* start Data shown *

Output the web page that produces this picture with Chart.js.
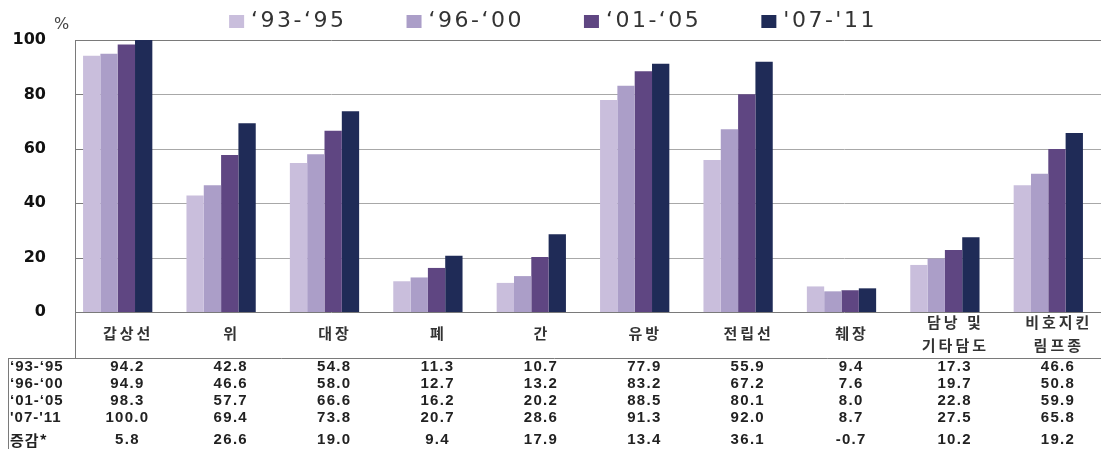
<!DOCTYPE html>
<html lang="ko">
<head>
<meta charset="utf-8">
<title>암종별 5년 상대생존율</title>
<script src="https://cdn.jsdelivr.net/npm/chart.js@4/dist/chart.umd.min.js"></script>
<style>
    html, body { margin: 0; padding: 0; background: #fff; overflow: hidden; }
    #wrap { position: relative; width: 1101px; height: 449px; }
</style>
</head>
<body>
<div id="wrap"><canvas id="chart"></canvas></div>
<script>
// categories (multi-line ones as arrays)
const categories = ['갑상선', '위', '대장', '폐', '간', '유방', '전립선', '췌장', ['담낭 및', '기타담도'], ['비호지킨', '림프종']];
const periods = ['\u201893-\u201895', '\u201896-\u201800', '\u201801-\u201805', '\'07-\'11'];
const rowLabels = ['\u201893-\u201895', '\u201896-\u201800', '\u201801-\u201805', '\'07-\'11', '증감*'];

const s9395 = [94.2, 42.8, 54.8, 11.3, 10.7, 77.9, 55.9, 9.4, 17.3, 46.6];
const s9600 = [94.9, 46.6, 58.0, 12.7, 13.2, 83.2, 67.2, 7.6, 19.7, 50.8];
const s0105 = [98.3, 57.7, 66.6, 16.2, 20.2, 88.5, 80.1, 8.0, 22.8, 59.9];
const s0711 = [100.0, 69.4, 73.8, 20.7, 28.6, 91.3, 92.0, 8.7, 27.5, 65.8];
const change = [5.8, 26.6, 19.0, 9.4, 17.9, 13.4, 36.1, -0.7, 10.2, 19.2];

const yTicks = [0, 20, 40, 60, 80, 100];

const colors = ['#c9bedc', '#ab9ec8', '#5f4682', '#1f2b57'];

const KR = '"Noto Sans CJK KR", "Noto Sans", sans-serif';
const TABLE_LEFT = 75;

const tablePlugin = {
    id: 'tablePlugin',
    beforeDatasetsDraw(chart) {
        const { ctx, scales: { y } } = chart;
        ctx.save();
        ctx.lineWidth = 1;
        yTicks.forEach(v => {
            const py = Math.round(y.getPixelForValue(v)) + 0.5;
            ctx.strokeStyle = (v === 0 || v === 100) ? '#7a7a7a' : '#a8a8a8';
            ctx.beginPath();
            ctx.moveTo(TABLE_LEFT, py);
            ctx.lineTo(chart.width, py);
            ctx.stroke();
            // little tick marks
            ctx.strokeStyle = '#7a7a7a';
            ctx.beginPath();
            ctx.moveTo(TABLE_LEFT, py);
            ctx.lineTo(TABLE_LEFT + 9, py);
            ctx.stroke();
        });
        ctx.restore();
    },
    afterDraw(chart) {
        const { ctx, scales: { x, y } } = chart;
        const shift = TABLE_LEFT - chart.chartArea.left;
        const colX = i => x.getPixelForValue(i) + shift;
        ctx.save();

        // frame lines of the table
        ctx.strokeStyle = '#7a7a7a';
        ctx.lineWidth = 1;
        ctx.beginPath();
        ctx.moveTo(TABLE_LEFT + 0.5, y.getPixelForValue(100));
        ctx.lineTo(TABLE_LEFT + 0.5, 358);
        ctx.moveTo(8, 358.5);
        ctx.lineTo(chart.width, 358.5);
        ctx.moveTo(8.5, 358);
        ctx.lineTo(8.5, 449);
        ctx.stroke();

        // % unit
        ctx.fillStyle = '#444';
        ctx.font = '16px "DejaVu Sans", sans-serif';
        ctx.textAlign = 'left';
        ctx.textBaseline = 'middle';
        ctx.fillText('%', 54, 25);

        // legend
        ctx.font = '22px "DejaVu Sans", sans-serif';
        ctx.letterSpacing = '2.5px';
        const gap = 60;
        const widths = periods.map(p => 15 + 7 + ctx.measureText(p).width);
        const total = widths.reduce((a, b) => a + b, 0) + gap * (periods.length - 1);
        let lx = 553 - total / 2;
        periods.forEach((p, i) => {
            ctx.fillStyle = colors[i];
            ctx.fillRect(lx, 15, 15, 13);
            ctx.fillStyle = '#333';
            ctx.fillText(p, lx + 22, 21);
            lx += widths[i] + gap;
        });

        // category labels
        ctx.font = 'bold 15px ' + KR;
        ctx.letterSpacing = '3px';
        ctx.textAlign = 'center';
        ctx.fillStyle = '#333';
        categories.forEach((c, i) => {
            const cx = colX(i) + 1.5;
            if (Array.isArray(c)) {
                ctx.fillText(c[0], cx, 322);
                ctx.fillText(c[1], cx, 345);
            } else {
                ctx.fillText(c, cx, 333);
            }
        });

        // table values
        const rows = [s9395, s9600, s0105, s0711, change];
        const rowY = [367, 384, 401, 418, 440];
        ctx.font = 'bold 15px "Liberation Sans", Arial, sans-serif';
        ctx.letterSpacing = '1.3px';
        ctx.fillStyle = '#222';
        rows.forEach((row, r) => {
            row.forEach((v, i) => {
                ctx.fillText(v.toFixed(1), colX(i) + 0.7, rowY[r]);
            });
        });

        // row labels
        ctx.textAlign = 'left';
        ctx.letterSpacing = '1px';
        rowLabels.forEach((lab, r) => {
            ctx.font = r === 4 ? 'bold 15px ' + KR : 'bold 15px "Liberation Sans", Arial, sans-serif';
            ctx.fillText(lab, 10, rowY[r]);
        });
        ctx.restore();
    },
};

new Chart(document.getElementById('chart'), {
    type: 'bar',
    data: {
        labels: categories,
        datasets: [
            { label: periods[0], data: s9395, backgroundColor: colors[0] },
            { label: periods[1], data: s9600, backgroundColor: colors[1] },
            { label: periods[2], data: s0105, backgroundColor: colors[2] },
            { label: periods[3], data: s0711, backgroundColor: colors[3] },
        ],
    },
    options: {
        responsive: true,
        maintainAspectRatio: false,
        animation: false,
        layout: { padding: { top: 40, bottom: 137, left: 0, right: 1 } },
        datasets: { bar: { categoryPercentage: 0.67, barPercentage: 1.0 } },
        plugins: { legend: { display: false }, tooltip: { enabled: false } },
        scales: {
            x: {
                ticks: { display: false },
                grid: { display: false },
                border: { display: false },
                afterFit: s => { s.height = 0; },
            },
            y: {
                min: 0,
                max: 100,
                afterBuildTicks: s => { s.ticks = yTicks.map(v => ({ value: v })); },
                ticks: {
                    color: '#111',
                    padding: 20,
                    font: { family: '"DejaVu Sans", sans-serif', weight: 'bold', size: 16 },
                },
                grid: { display: false, drawTicks: false },
                border: { display: false },
                afterFit: s => { s.width = 66; },
            },
        },
    },
    plugins: [tablePlugin],
});
</script>
</body>
</html>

* end Data shown *

■ To be done: Copy the data exactly. Any picture it contains is to be omitted.

■ Answer to this exercise:
Output the web page that produces this picture with Chart.js.
<!DOCTYPE html>
<html lang="ko">
<head>
<meta charset="utf-8">
<title>암종별 5년 상대생존율</title>
<script src="https://cdn.jsdelivr.net/npm/chart.js@4/dist/chart.umd.min.js"></script>
<style>
    html, body { margin: 0; padding: 0; background: #fff; overflow: hidden; }
    #wrap { position: relative; width: 1101px; height: 449px; }
</style>
</head>
<body>
<div id="wrap"><canvas id="chart"></canvas></div>
<script>
// categories (multi-line ones as arrays)
const categories = ['갑상선', '위', '대장', '폐', '간', '유방', '전립선', '췌장', ['담낭 및', '기타담도'], ['비호지킨', '림프종']];
const periods = ['\u201893-\u201895', '\u201896-\u201800', '\u201801-\u201805', '\'07-\'11'];
const rowLabels = ['\u201893-\u201895', '\u201896-\u201800', '\u201801-\u201805', '\'07-\'11', '증감*'];

const s9395 = [94.2, 42.8, 54.8, 11.3, 10.7, 77.9, 55.9, 9.4, 17.3, 46.6];
const s9600 = [94.9, 46.6, 58.0, 12.7, 13.2, 83.2, 67.2, 7.6, 19.7, 50.8];
const s0105 = [98.3, 57.7, 66.6, 16.2, 20.2, 88.5, 80.1, 8.0, 22.8, 59.9];
const s0711 = [100.0, 69.4, 73.8, 20.7, 28.6, 91.3, 92.0, 8.7, 27.5, 65.8];
const change = [5.8, 26.6, 19.0, 9.4, 17.9, 13.4, 36.1, -0.7, 10.2, 19.2];

const yTicks = [0, 20, 40, 60, 80, 100];

const colors = ['#c9bedc', '#ab9ec8', '#5f4682', '#1f2b57'];

const KR = '"Noto Sans CJK KR", "Noto Sans", sans-serif';
const TABLE_LEFT = 75;

const tablePlugin = {
    id: 'tablePlugin',
    beforeDatasetsDraw(chart) {
        const { ctx, scales: { y } } = chart;
        ctx.save();
        ctx.lineWidth = 1;
        yTicks.forEach(v => {
            const py = Math.round(y.getPixelForValue(v)) + 0.5;
            ctx.strokeStyle = (v === 0 || v === 100) ? '#7a7a7a' : '#a8a8a8';
            ctx.beginPath();
            ctx.moveTo(TABLE_LEFT, py);
            ctx.lineTo(chart.width, py);
            ctx.stroke();
            // little tick marks
            ctx.strokeStyle = '#7a7a7a';
            ctx.beginPath();
            ctx.moveTo(TABLE_LEFT, py);
            ctx.lineTo(TABLE_LEFT + 9, py);
            ctx.stroke();
        });
        ctx.restore();
    },
    afterDraw(chart) {
        const { ctx, scales: { x, y } } = chart;
        const shift = TABLE_LEFT - chart.chartArea.left;
        const colX = i => x.getPixelForValue(i) + shift;
        ctx.save();

        // frame lines of the table
        ctx.strokeStyle = '#7a7a7a';
        ctx.lineWidth = 1;
        ctx.beginPath();
        ctx.moveTo(TABLE_LEFT + 0.5, y.getPixelForValue(100));
        ctx.lineTo(TABLE_LEFT + 0.5, 358);
        ctx.moveTo(8, 358.5);
        ctx.lineTo(chart.width, 358.5);
        ctx.moveTo(8.5, 358);
        ctx.lineTo(8.5, 449);
        ctx.stroke();

        // % unit
        ctx.fillStyle = '#444';
        ctx.font = '16px "DejaVu Sans", sans-serif';
        ctx.textAlign = 'left';
        ctx.textBaseline = 'middle';
        ctx.fillText('%', 54, 25);

        // legend
        ctx.font = '22px "DejaVu Sans", sans-serif';
        ctx.letterSpacing = '2.5px';
        const gap = 60;
        const widths = periods.map(p => 15 + 7 + ctx.measureText(p).width);
        const total = widths.reduce((a, b) => a + b, 0) + gap * (periods.length - 1);
        let lx = 553 - total / 2;
        periods.forEach((p, i) => {
            ctx.fillStyle = colors[i];
            ctx.fillRect(lx, 15, 15, 13);
            ctx.fillStyle = '#333';
            ctx.fillText(p, lx + 22, 21);
            lx += widths[i] + gap;
        });

        // category labels
        ctx.font = 'bold 15px ' + KR;
        ctx.letterSpacing = '3px';
        ctx.textAlign = 'center';
        ctx.fillStyle = '#333';
        categories.forEach((c, i) => {
            const cx = colX(i) + 1.5;
            if (Array.isArray(c)) {
                ctx.fillText(c[0], cx, 322);
                ctx.fillText(c[1], cx, 345);
            } else {
                ctx.fillText(c, cx, 333);
            }
        });

        // table values
        const rows = [s9395, s9600, s0105, s0711, change];
        const rowY = [367, 384, 401, 418, 440];
        ctx.font = 'bold 15px "Liberation Sans", Arial, sans-serif';
        ctx.letterSpacing = '1.3px';
        ctx.fillStyle = '#222';
        rows.forEach((row, r) => {
            row.forEach((v, i) => {
                ctx.fillText(v.toFixed(1), colX(i) + 0.7, rowY[r]);
            });
        });

        // row labels
        ctx.textAlign = 'left';
        ctx.letterSpacing = '1px';
        rowLabels.forEach((lab, r) => {
            ctx.font = r === 4 ? 'bold 15px ' + KR : 'bold 15px "Liberation Sans", Arial, sans-serif';
            ctx.fillText(lab, 10, rowY[r]);
        });
        ctx.restore();
    },
};

new Chart(document.getElementById('chart'), {
    type: 'bar',
    data: {
        labels: categories,
        datasets: [
            { label: periods[0], data: s9395, backgroundColor: colors[0] },
            { label: periods[1], data: s9600, backgroundColor: colors[1] },
            { label: periods[2], data: s0105, backgroundColor: colors[2] },
            { label: periods[3], data: s0711, backgroundColor: colors[3] },
        ],
    },
    options: {
        responsive: true,
        maintainAspectRatio: false,
        animation: false,
        layout: { padding: { top: 40, bottom: 137, left: 0, right: 1 } },
        datasets: { bar: { categoryPercentage: 0.67, barPercentage: 1.0 } },
        plugins: { legend: { display: false }, tooltip: { enabled: false } },
        scales: {
            x: {
                ticks: { display: false },
                grid: { display: false },
                border: { display: false },
                afterFit: s => { s.height = 0; },
            },
            y: {
                min: 0,
                max: 100,
                afterBuildTicks: s => { s.ticks = yTicks.map(v => ({ value: v })); },
                ticks: {
                    color: '#111',
                    padding: 20,
                    font: { family: '"DejaVu Sans", sans-serif', weight: 'bold', size: 16 },
                },
                grid: { display: false, drawTicks: false },
                border: { display: false },
                afterFit: s => { s.width = 66; },
            },
        },
    },
    plugins: [tablePlugin],
});
</script>
</body>
</html>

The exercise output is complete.